Les préoccupations esthétiques de l’artiste se caractérisent par une volonté de
représenter le réel sans fard, par une image frontale, froide, dans la mouvance
de l’art minimal et conceptuel où l’anonymat et la sérialité sont accentués.
Annie
Barel nous installe dans l’intime et nous propose une lecture aux frontières du
voyeurisme. Le jeu et la fascination qu’elle instaure pour son modèle
pourraient s’identifier, à l’exercice du journal intime façon Nan Goldin mais
avec plus de pudeur, ou encore à la
pratique narrative de Sophie Calle. Comme cette dernière, elle travaille le
récit fragmenté et éparse que le spectateur reconstitue. La mise en image se raconte
également par ses éléments de brouillage qui trompent la perception, égare les
sens. L’adjonction d’éléments extérieurs, souligne une réalité envisagée comme
un espace théâtralisé.
Comment
ne pas penser aux portraits noir et blancs stylisés du sulfureux Robert
Mapplethorpe ? En particulier ses nus masculins et le cru érotique de ses
œuvres du milieu de sa carrière qui avait déclenché à l’époque les polémiques.

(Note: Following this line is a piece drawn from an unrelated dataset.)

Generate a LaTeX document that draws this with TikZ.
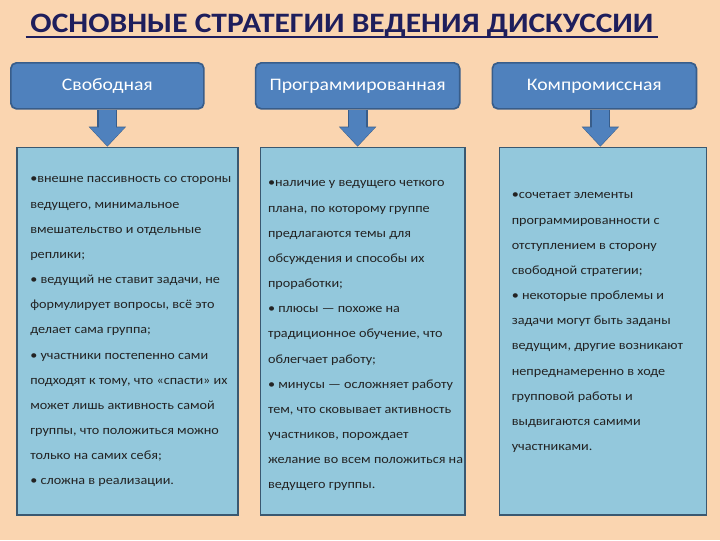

Chez Annie Barel comme chez Robert Mapplethorpe, l’image peut se lire comme un
objet de désir.
Ce
désir se décrypte en mouvement lorsque l’artiste convoque la vidéo. Annie Barel
marche sans appréhension sur les pas des vidéastes Bruce Nauman ou Dan Graham
en engageant le corps dans une action pour conserver les traces. Sa narration
étirée et intemporelle rejoint aussi quelque part celle de Bill Viola.
Une
chose est sûre, elle dilate, difracte sans fin, parfois à l’aide de la palette
graphique pour réaliser une peinture virtuelle projetée par vidéoprojecteur sur
le corps en mouvement. Dans son installation vidéo 3D Le mouvement et ses
allégories, il s’agit ici d’expérimenter « l’en train de
disparaître » et la naissance du spectre.
Basée
sur le synchronisme et la disjonction, cette installation calque une
séquence-vidéo de corps vivant sur un buste
modelé en 3D. Dans la profondeur de champ, elle fait exister la représentation
du buste de façon illusionniste. Détachée du corps, l’image n’a plus de lieu et
devient fantomatique. Cette séparation hallucinée de l’unité buste, son
instantanéité différée sont des modes d’accès au réel que des vidéastes comme
Gary Hill ou Douglas Gordon se sont autorisés.
Côté
peinture, Annie Barel cherche un autre angle d’approche que la photographie ou
la vidéo. Elle s’attarde sur l’idée de
texture, de peau, du détail, étudié en contre jour. Pour avoir ce rendu de
lumière singulier, elle travaille la toile brute en matière et en épaisseur à
l’aide de l’acrylique et de pigments jusqu’à imiter le métal ou le bois.
« Je
cherche le contraste de la matière de la toile qui demeure très visible et
brute, même si elle est travaillée et colorée... Cette surface extérieure qui
invite à une autre texture. »
Au
couteau, elle dessine une silhouette au contour visible en contraste avec le
fond. Puis joue avec la tentation de l’ornement qui se juxtapose comme un
tatouage d’or. La superposition du motif, parfois végétal, évoque le japonisme
et plus largement l’art décoratif. Sous
une superposition de styles, l’organique décoré se transforme en icône dorée,
presque christique.
Annie
Barel suit les lignes référentielles d’une contemporanéité qui n’a pas prit une
ride pour s’en détacher et trouver son autonomie sur une voie qui sait être
sienne.
Son
art capte, retient notre attention de toutes parts tel un rapt perceptif
protéiforme qui se reçoit avec le plus délicieux des consentements.